Indagando en la historia de Extremadura, como ocurriría con cualquier otra parte del mundo, se pueden encontrar personajes cuyo recorrido vital puede sorprendernos. Pero el caso que nos ocupa a continuación es, con toda seguridad, uno de los más curiosos que podamos imaginar.
Breves notas personales.
Juan Francisco Arroyo Mateos nació en 1925 en algún lugar de la provincia de Cáceres en el seno de una familia de ferroviarios. Fue ordenado sacerdote en el Congreso Eucarístico de 1952 celebrado en Barcelona, ejerciendo en las poblaciones cacereñas de Mata de Alcántara, La Granja y Piedras Albas.
Esta localidad, en la que ejerció hasta 1974, sería su último destino. Jubilado, prematuramente, a los 50 años por, al parecer, ciertas discrepancias con el obispado de Coria, hubo de trasladarse a la Residencia de Ancianos de la Fundación Condesa de la Encina, en Brozas, donde falleció el 21 de abril de 2008 a la edad de 83 años. Sus restos descansan en el cementerio de Malpartida de Cáceres.
Primeras excentricidades.
Este singular párroco pronto dio muestras de su personal heterodoxia. Como en Mata de Alcántara, su primer destino, eran muchos los feligreses que no acudían a la misa de los domingos, decidió tomar alguna medida. Era una época de enormes necesidades para la población que se veían paliadas de alguna manera por los populares bonos de ayuda americana. Nuestro párroco entregaba uno todos los domingos a los fieles que acudían a la iglesia, medida que trajo consigo una afluencia masiva.
Esta truculenta ocurrencia no tendría mayor relevancia si no fuera porque Juan F. Arroyo estaba destinado a convertirse en uno de los personajes más extravagantes que ha dado Extremadura. A finales de la década de los 50 el reparto de bonos americanos a la población española fue desapareciendo paulatinamente pero a nuestro protagonista no le faltaban recursos.

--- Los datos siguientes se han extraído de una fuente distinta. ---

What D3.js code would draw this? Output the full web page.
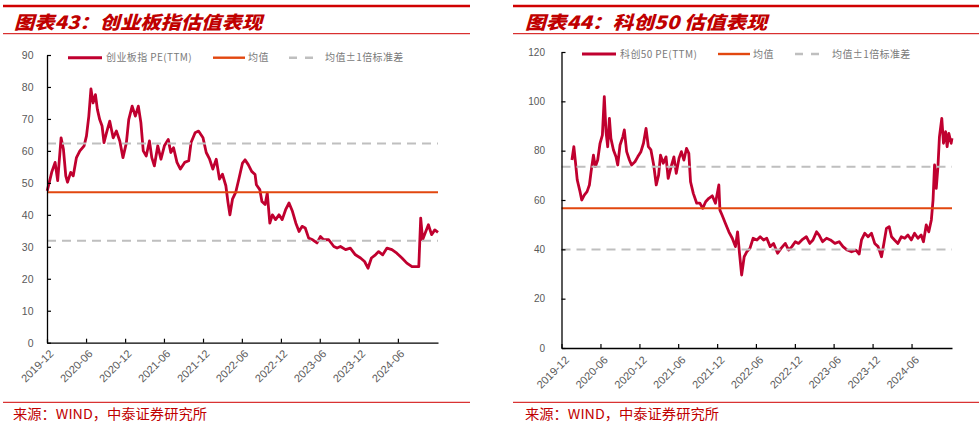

El "encuentro" que marco su vida.
Nuestro buen párroco no cejó en su intento de pasar a la historia. Según el mismo confiesa en uno de sus libros:
“Allá por el año 1957 cierto día, a la doce de la mañana aproximadamente, miré al cielo y divisé un objeto que parecía triangular. Los movimientos o maniobras que hacía eran muy pequeños. Se paraba algunos momentos. Comprendí que esto no lo podía hacer ningún avión o aparato hasta entonces inventado por los hombres. Y deduje que aquello era uno de los llamados platillos volantes”.
Tras esta experiencia, real o no, Juan F. Arroyo se lanzó de forma convulsiva a escribir una serie de obras místico-ufológicas bajo el seudónimo de Jeremías López, cuyos gastos de edición costeaba él mismo. En ellas, se evidencia una visión religiosa difícil de calificar, ya que mezcla de forma delirante unas religiosidades arcaicas y populistas, con una serie de afirmaciones, sobre el tema de los ovnis, simplemente irrisorias.
Según nuestro personaje los extraterrestres, al igual que los ángeles, podían ser buenos o malos, lo que entrañaba un peligro para la humanidad. Podían ser seres malvados que bajo la careta de provenir de civilizaciones muchos más desarrolladas, tan solo buscaban sembrar el caos, la inquietud y el miedo. Por tanto, aconsejaba tomar una actitud de desconfianza hacia estos inesperados visitantes.
Su labor la llevó a cabo hasta bien entrados los años noventa del s. XX, publicando una veintena de libros algunos de cuyos títulos nos pueden dar una idea de su disparatada visión del mundo y el universo:
- “El porvenir de España, la Iglesia y el mundo según importantes profecías. Los extraterrestres tendrán con los hombres un trato familiar”.
- “Mujer española que subió y se paseó por un planeta habitado”.
- “La Virgen anuncia que los seres del espacio tratarán amistosamente con los hombres”.
- “Planetas habitados, vistos y descritos por agraciados terrestres y visitantes extraterrestres”.
Según declaró en una entrevista que le realizó el escritor Lino Camprubí Bueno poco antes de morir, llegó a enviar al dirigente ruso Nikita Kruschev y al presidente egipcio Nasser sendos escritos donde les desentrañaba sus extravagantes teorías.
Sus textos son prácticamente imposibles de encontrar aunque se sabe, por sus propias declaraciones que, en un principio, fueron celosamente guardados por las monjas jerónimas de Garrovillas (Cáceres). Más tarde sería la propia Diócesis de Coria quien se los reclamara a la orden femenina, desconociendo su paradero actual.